-- start Supplied entries --
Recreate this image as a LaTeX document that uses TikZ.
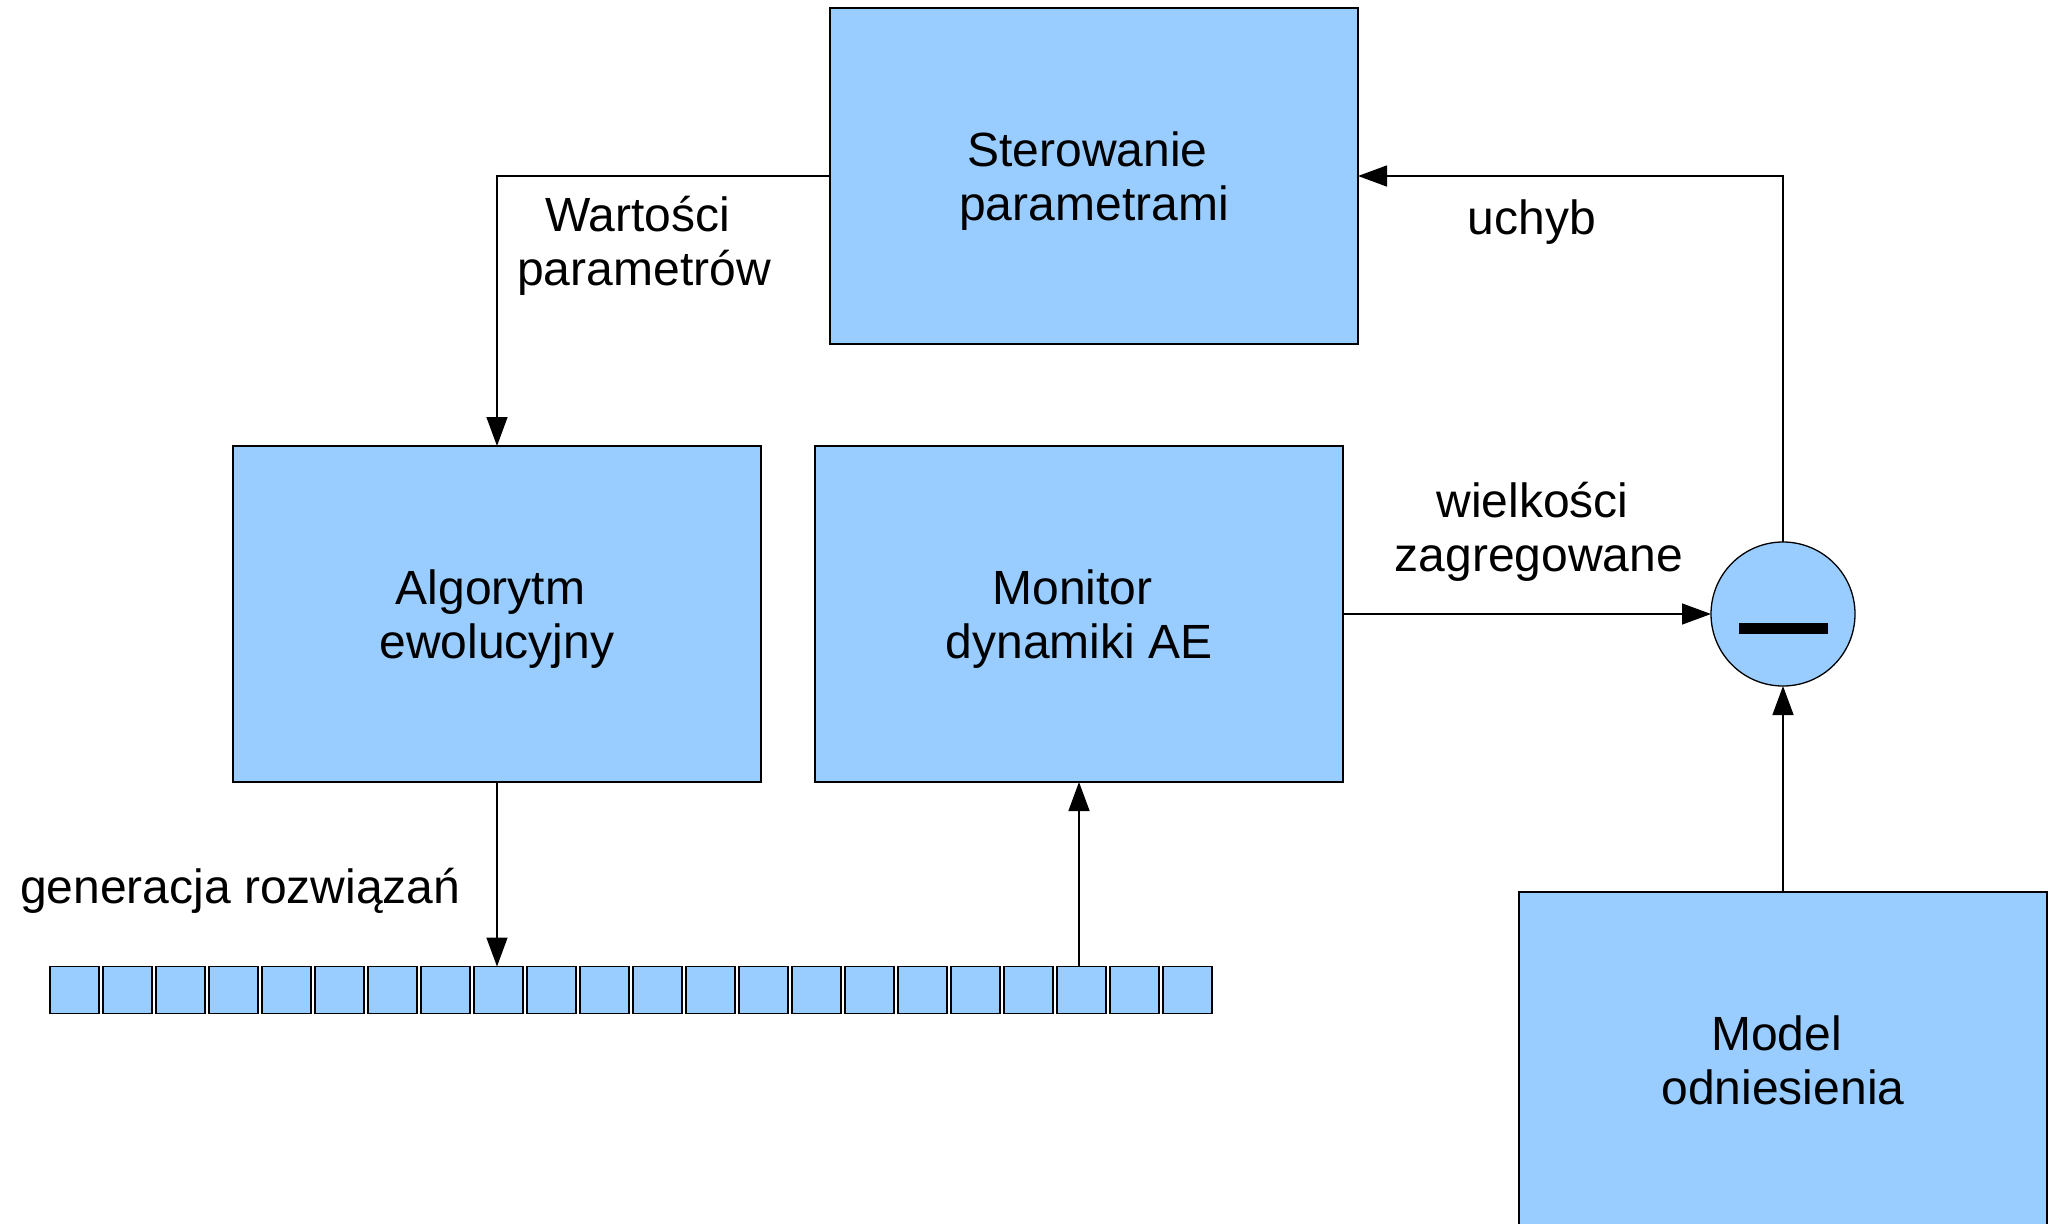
\documentclass[tikz,border=0pt]{standalone}
\usepackage{fontspec}
\setmainfont{Liberation Sans}
\usetikzlibrary{arrows.meta}
\definecolor{boxblue}{RGB}{153,204,255}
\tikzset{
  box/.style={draw=black, fill=boxblue, line width=1.3pt, inner sep=0pt, outer sep=0pt},
  cell/.style={draw=black, fill=boxblue, line width=1.3pt, inner sep=0pt, outer sep=0pt, minimum width=49pt, minimum height=47pt},
  sumcirc/.style={circle, draw=black, fill=boxblue, line width=1.3pt, inner sep=0pt, outer sep=0pt, minimum size=144pt},
  arr/.style={line width=1.4pt, -{Triangle[length=29pt,width=21pt]}},
  lbl/.style={align=center, inner sep=0pt, font=\fontsize{48}{54}\selectfont}
}
\newcommand{\trsp}{\kern13pt}
\begin{document}
\begin{tikzpicture}[x=1pt,y=-1pt]
\useasboundingbox (0,0) rectangle (2057,1224);
\clip (0,0) rectangle (2057,1224);
\fill[white] (0,0) rectangle (2057,1224);
\node[box, minimum width=528pt, minimum height=336pt] (ster) at (1094,176) {};
\node[box, minimum width=528pt, minimum height=336pt] (algo) at (497,614) {};
\node[box, minimum width=528pt, minimum height=336pt] (mon) at (1079,614) {};
\node[box, minimum width=528pt, minimum height=338pt] (model) at (1783,1061) {};
\node[lbl] (tster) at ([yshift=-5pt]ster.center) {Sterowanie\trsp\\parametrami};
\node[lbl] (talgo) at ([yshift=-5pt]algo.center) {Algorytm\trsp\\ewolucyjny};
\node[lbl] (tmon) at ([yshift=-5pt]mon.center) {Monitor\trsp\\dynamiki AE};
\node[lbl] (tmodel) at ([yshift=1pt]model.center) {Model\trsp\\odniesienia};
\node[sumcirc] (circ) at (1783,614) {};
\fill ([xshift=-44.5pt,yshift=-9pt]circ.center) rectangle ([xshift=44.5pt,yshift=-20pt]circ.center);
\foreach \i in {0,...,21} {
  \node[cell] (c\i) at (74.5+53*\i,990) {};
}
\draw[arr] (ster.west) -| (algo.north);
\draw[arr] (circ.north) |- (ster.east);
\draw[arr] (mon.east) -- (circ.west);
\draw[arr] (model.north) -- (circ.south);
\draw[arr] (algo.south) -- (algo.south |- c8.north);
\draw[arr] (mon.south |- c19.north) -- (mon.south);
\node[lbl] (lw) at (644,246) {Wartości\trsp\\parametrów};
\node[lbl] (lu) at (1532,222) {uchyb};
\node[lbl] (lz) at (1539,532) {wielkości\trsp\\zagregowane};
\node[lbl, anchor=west] (lg) at (20,891) {generacja rozwiązań};
\end{tikzpicture}
\end{document}
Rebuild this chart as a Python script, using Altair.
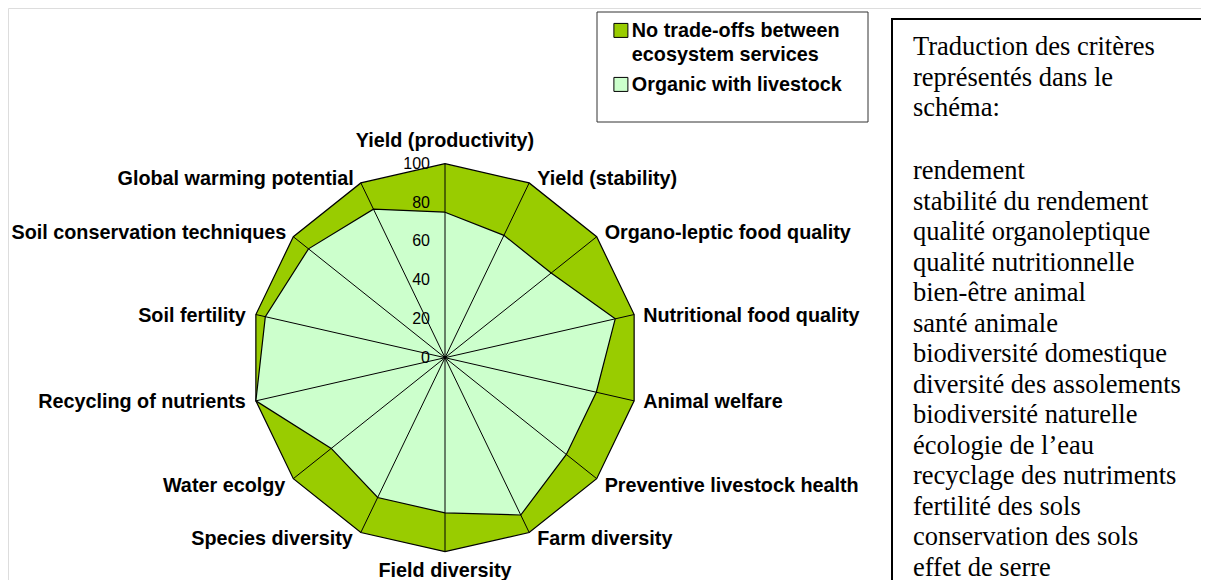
import altair as alt
import pandas as pd

criteria = [
    "Yield (productivity)", "Yield (stability)", "Organo-leptic food quality",
    "Nutritional food quality", "Animal welfare", "Preventive livestock health",
    "Farm diversity", "Field diversity", "Species diversity", "Water ecolgy",
    "Recycling of nutrients", "Soil fertility", "Soil conservation techniques",
    "Global warming potential",
]
series_names = ["No trade-offs between ecosystem services", "Organic with livestock"]
no_tradeoffs = [100, 100, 100, 100, 100, 100, 100, 100, 100, 100, 100, 100, 100, 100]
organic = [75, 70, 70, 90, 80, 80, 90, 80, 80, 75, 100, 95, 90, 85]
series_colors = ["#99CC00", "#CCFFCC"]
tick_values = [0, 20, 40, 60, 80, 100]
translation_title = ["Traduction des critères", "représentés dans le", "schéma:"]
translations = [
    "rendement", "stabilité du rendement", "qualité organoleptique",
    "qualité nutritionnelle", "bien-être animal", "santé animale",
    "biodiversité domestique", "diversité des assolements",
    "biodiversité naturelle", "écologie de l’eau", "recyclage des nutriments",
    "fertilité des sols", "conservation des sols", "effet de serre",
]

n = len(criteria)
rows = []
for name, vals in zip(series_names, [no_tradeoffs, organic]):
    for k in range(n + 1):
        i = k % n
        rows.append({"series": name, "k": k, "idx": i, "criterion": criteria[i], "value": vals[i]})
poly_df = pd.DataFrame(rows)
crit_df = pd.DataFrame({"idx": list(range(n)), "criterion": criteria, "value": no_tradeoffs})
tick_df = pd.DataFrame({"v": tick_values, "label": [str(t) for t in tick_values]})

W, H = 1193, 572
xs = alt.Scale(domain=[-225.26, 389.69], nice=False, zero=False)
ys = alt.Scale(domain=[-114.59, 180.26], nice=False, zero=False)


def to_xy(ch):
    return ch.transform_calculate(angle=f"datum.idx * 2 * PI / {n}").transform_calculate(
        px="datum.value * sin(datum.angle)",
        py="datum.value * cos(datum.angle)",
        zero="0",
    )


fill_enc = alt.Fill(
    "series:N",
    scale=alt.Scale(domain=series_names, range=series_colors),
    legend=alt.Legend(
        title=None, orient="none", legendX=603, legendY=3,
        symbolType="M-1,0.36H1V2.36H-1Z", symbolSize=196, symbolStrokeColor="black",
        symbolStrokeWidth=1, symbolOpacity=1,
        labelFont="Liberation Sans", labelFontWeight="bold", labelFontSize=19.8,
        labelColor="black", labelLimit=400, labelOffset=1, labelBaseline="top",
        rowPadding=0,
        labelExpr="split(replace(datum.label, 'between ', 'between|'), '|')",
    ),
)

polys = []
for name in series_names:
    polys.append(
        to_xy(alt.Chart(poly_df).transform_filter(alt.datum.series == name))
        .mark_line(stroke="black", strokeWidth=1.2)
        .encode(
            x=alt.X("px:Q", scale=xs, axis=None),
            y=alt.Y("py:Q", scale=ys, axis=None),
            order="k:Q",
            fill=fill_enc,
        )
    )

spokes = to_xy(alt.Chart(crit_df)).mark_rule(color="black", strokeWidth=1).encode(
    x=alt.X("zero:Q", scale=xs, axis=None),
    y=alt.Y("zero:Q", scale=ys, axis=None),
    x2="px:Q", y2="py:Q",
)

ticks = alt.Chart(tick_df).transform_calculate(zero="0").mark_text(
    align="right", baseline="middle", dx=-15, fontSize=16,
    font="Liberation Sans", color="black",
).encode(
    x=alt.X("zero:Q", scale=xs, axis=None),
    y=alt.Y("v:Q", scale=ys, axis=None),
    text="label:N",
)

groups = [
    ([0], "center", 0, -23), ([7], "center", 0, 19),
    ([1, 2], "left", 8, -4), ([3, 4], "left", 9, 1), ([5, 6], "left", 8, 7),
    ([12, 13], "right", -7, -4), ([10, 11], "right", -10, 1), ([8, 9], "right", -8, 7),
]
labels = []
for ids, al, dx, dy in groups:
    labels.append(
        to_xy(alt.Chart(crit_df).transform_filter(alt.FieldOneOfPredicate(field="idx", oneOf=ids)))
        .mark_text(align=al, baseline="middle", dx=dx, dy=dy, fontSize=19.8,
                   fontWeight="bold", font="Liberation Sans", color="black")
        .encode(
            x=alt.X("px:Q", scale=xs, axis=None),
            y=alt.Y("py:Q", scale=ys, axis=None),
            text="criterion:N",
        )
    )

one = pd.DataFrame({"a": [0]})
legend_box = alt.Chart(one).mark_rect(fill="white", stroke="#333333", strokeWidth=1).encode(
    x=alt.value(589), x2=alt.value(860), y=alt.value(4), y2=alt.value(114)
)
text_box = alt.Chart(one).mark_rect(fill="white", stroke="black", strokeWidth=2).encode(
    x=alt.value(884), x2=alt.value(1220), y=alt.value(11), y2=alt.value(600)
)
text_style = dict(align="left", baseline="alphabetic", lineHeight=30.5,
                  font="Liberation Serif", fontSize=26.5, color="black")
title_lines = alt.Chart(one).mark_text(text=translation_title, **text_style).encode(
    x=alt.value(905), y=alt.value(47)
)
list_lines = alt.Chart(one).mark_text(text=translations, **text_style).encode(
    x=alt.value(905), y=alt.value(171)
)

chart = alt.layer(
    legend_box, text_box, title_lines, list_lines, *polys, spokes, ticks, *labels
).properties(
    width=W, height=H, autosize=alt.AutoSizeParams(type="none"), padding=0,
).configure_view(stroke=None).configure(style={"guide-label": {"lineHeight": 24}})

chart.save("out.html", embed_options={"renderer": "svg", "actions": False})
-- end Supplied entries --
_Stated exercise_
Using the listing above, state the number of lines that hold "this", with no other text.

_Correct result_
2